Dear Conflict Coach—

I have a great group of friends. We all met at GW last semester and we hang out all the time. I feel really comfortable around them and they’ve been a great support for my first semester here.

I’ve always noticed that they spent more money than I do, but mostly it didn’t affect our friendship. Sometimes they wanted to go out for expensive dinners, and I suggested somewhere good and less expensive. While I think of my family and my financial situation as comfortable, being at GW is a big deal financially and I don’t have lots of my own spending money.

My friends are all planning a big spring break trip and there is no way I can afford to go. It’s not even a question. They’ve assumed I’m going and are planning that way. No one has asked me for money yet, but I know they will. I can’t pay and I don’t want to tell them that. While I’ll miss them, it’s really fine with me if they go without me, but I think they will feel badly doing that. How can I keep up my good friendships and my good finances?


Not Going Broke Over Spring Break

Dear Not Going Broke—

First, I’m so glad that you’ve found a wonderful and supportive group of friends. Also, I’m sorry that you are having to wrestle with differences in finances and how to discuss them. The good news is that good friends can and do manage such differences.

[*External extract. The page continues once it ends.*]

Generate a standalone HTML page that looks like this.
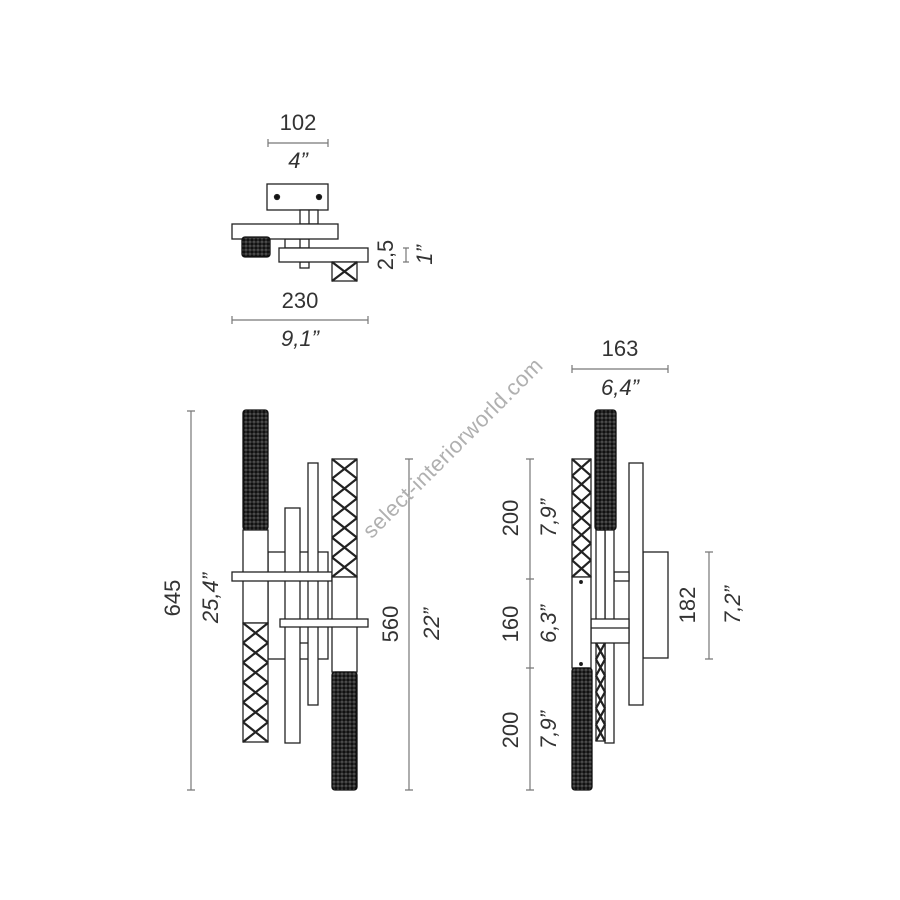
<!DOCTYPE html>
<html><head><style>
html,body{margin:0;padding:0;background:#fff;}
svg{display:block;}
text{font-family:"Liberation Sans",sans-serif;fill:#333;font-size:22px;}
.it{font-style:italic;}
</style></head><body>
<svg id="s" width="900" height="900" viewBox="0 0 900 900" xmlns="http://www.w3.org/2000/svg">
<defs>
<pattern id="bead" patternUnits="userSpaceOnUse" width="4" height="4">
<rect width="4" height="4" fill="#111"/><circle cx="2" cy="2" r="1.1" fill="none" stroke="#777" stroke-width="0.6"/>
</pattern>
</defs>
<g id="g" fill="#fff" stroke="#222" stroke-width="1.3"></g>
<g stroke="#777" stroke-width="1.2" fill="none">
<path d="M268 143H328M268 139V147M328 139V147"/>
<path d="M232 320H368M232 316V324M368 316V324"/>
<path d="M406 248V262M403 248H409M403 262H409"/>
<path d="M191 411V790M187 411H195M187 790H195"/>
<path d="M409 459V790M405 459H413M405 790H413"/>
<path d="M572 369H668M572 365V373M668 365V373"/>
<path d="M530 459V790M526 459H534M526 579H534M526 668H534M526 790H534"/>
<path d="M709 552V659M705 552H713M705 659H713"/>
</g>
<text x="298" y="130" text-anchor="middle">102</text>
<text x="298" y="168" text-anchor="middle" class="it">4”</text>
<text x="300" y="308" text-anchor="middle">230</text>
<text x="300" y="346" text-anchor="middle" class="it">9,1”</text>
<text transform="translate(393,255) rotate(-90)" text-anchor="middle">2,5</text>
<text transform="translate(432,255) rotate(-90)" text-anchor="middle" class="it">1”</text>
<text transform="translate(180,598) rotate(-90)" text-anchor="middle">645</text>
<text transform="translate(218,598) rotate(-90)" text-anchor="middle" class="it">25,4”</text>
<text transform="translate(398,624) rotate(-90)" text-anchor="middle">560</text>
<text transform="translate(439,624) rotate(-90)" text-anchor="middle" class="it">22”</text>
<text x="620" y="356" text-anchor="middle">163</text>
<text x="620" y="395" text-anchor="middle" class="it">6,4”</text>
<text transform="translate(518,518) rotate(-90)" text-anchor="middle">200</text>
<text transform="translate(556,518) rotate(-90)" text-anchor="middle" class="it">7,9”</text>
<text transform="translate(518,624) rotate(-90)" text-anchor="middle">160</text>
<text transform="translate(556,624) rotate(-90)" text-anchor="middle" class="it">6,3”</text>
<text transform="translate(518,730) rotate(-90)" text-anchor="middle">200</text>
<text transform="translate(556,730) rotate(-90)" text-anchor="middle" class="it">7,9”</text>
<text transform="translate(695,605) rotate(-90)" text-anchor="middle">182</text>
<text transform="translate(740,605) rotate(-90)" text-anchor="middle" class="it">7,2”</text>
<text transform="translate(458,453) rotate(-45)" text-anchor="middle" style="fill:#b0b0b0;font-size:22px;letter-spacing:0.5px">select-interiorworld.com</text>
</svg>
<script>
var g=document.getElementById('g');var out='';
function R(x,y,w,h){out+='<rect x="'+x+'" y="'+y+'" width="'+w+'" height="'+h+'"/>';}
function B(x,y,w,h){out+='<rect x="'+x+'" y="'+y+'" width="'+w+'" height="'+h+'" rx="3" fill="url(#bead)" stroke="#111"/>';}
function X(x,y,w,h,n){R(x,y,w,h);var ch=h/n,d='';for(var i=0;i<n;i++){var yy=y+i*ch;d+='M'+x+' '+yy+'L'+(x+w)+' '+(yy+ch)+'M'+(x+w)+' '+yy+'L'+x+' '+(yy+ch);}out+='<path d="'+d+'" stroke-width="2.2"/>';}
function L(d){out+='<path d="'+d+'" fill="none"/>';}
// top view
R(267,184,61,26);out+='<circle cx="277" cy="197" r="2.5" fill="#111"/><circle cx="319" cy="197" r="2.5" fill="#111"/>';
R(300,210,18,14);L('M309 210V224');
R(285,239,24,9);L('M300 239V248');
R(300,262,9,6);
R(232,224,106,15);
B(242,237,28,20);
R(279,248,89,14);
X(332,262,25,19,1);
// front view
R(268,552,60,107);
R(308,463,10,242);
R(285,508,15,235);
L('M300 643H308');
B(243,410,25,120);R(243,530,25,93);X(243,623,25,119,6);
R(232,572,100,9);
X(332,459,25,118,6);R(332,577,25,95);B(332,672,25,118);
R(280,619,88,8);
// side view
R(643,552,25,106);
R(629,463,14,242);
R(614,572,15,9);
R(605,508,9,235);
R(596,530,9,90);X(596,643,9,98,6);
B(595,410,21,120);
R(591,619,38,24);L('M591 628H629');
X(572,459,19,118,7);R(572,577,19,91);B(572,668,20,122);
out+='<circle cx="581" cy="582" r="1.3" fill="#111"/><circle cx="581" cy="664" r="1.3" fill="#111"/>';
g.innerHTML=out;
</script>
</body></html>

Since you are confident that you are not going, I’m not going to write about whether or not you should go. I want to respect your decision not to go and to prioritize your financial stability. I think that’s a mature and positive decision.

I also don’t think there’s much to debate about when to tell your friends you’re not going. While it seems unfortunate that they assumed you were going, it sounds like they did it from an intention of kindness to include the whole group. Since they’ve assumed you’re going and since they seem to be making plans that include you going, it’s important for you to tell them as soon as possible that you’re not going. That minimizes the financial and logistical impact to those planning.

The real debate is what will you tell them about why you’re not going. As with all personal decisions, I think this is entirely up to you. I advise against saying things that are untrue, because they’re likely to complicate matters later. That said, I think you could choose what reasons to share—and you might have any number of reasons for not going. Maybe you’re not that excited about the destination. Maybe you want to be prepared for a big test that comes right after break. Maybe you want to be in D.C. for spring and the cherry blossoms. Maybe you want to go home or your family expects you to go home. Maybe you have to work. All of those are possibly true reasons for you to not go on this trip. While I do not think you should lie, I think it’s appropriate to be thoughtful about what personal information you share with whom—and I think those who care about you should respect your privacy.

Having said that you have no obligation to share the financial reason you won’t go (which might be the truest), I also know that, especially among close friends, that level of authenticity can be really meaningful and important. Telling your friends this will help them be considerate and inclusive of you—and is a good reminder to be thoughtful about how our collective decisions might impact friend group members who aren’t comfortable sharing details.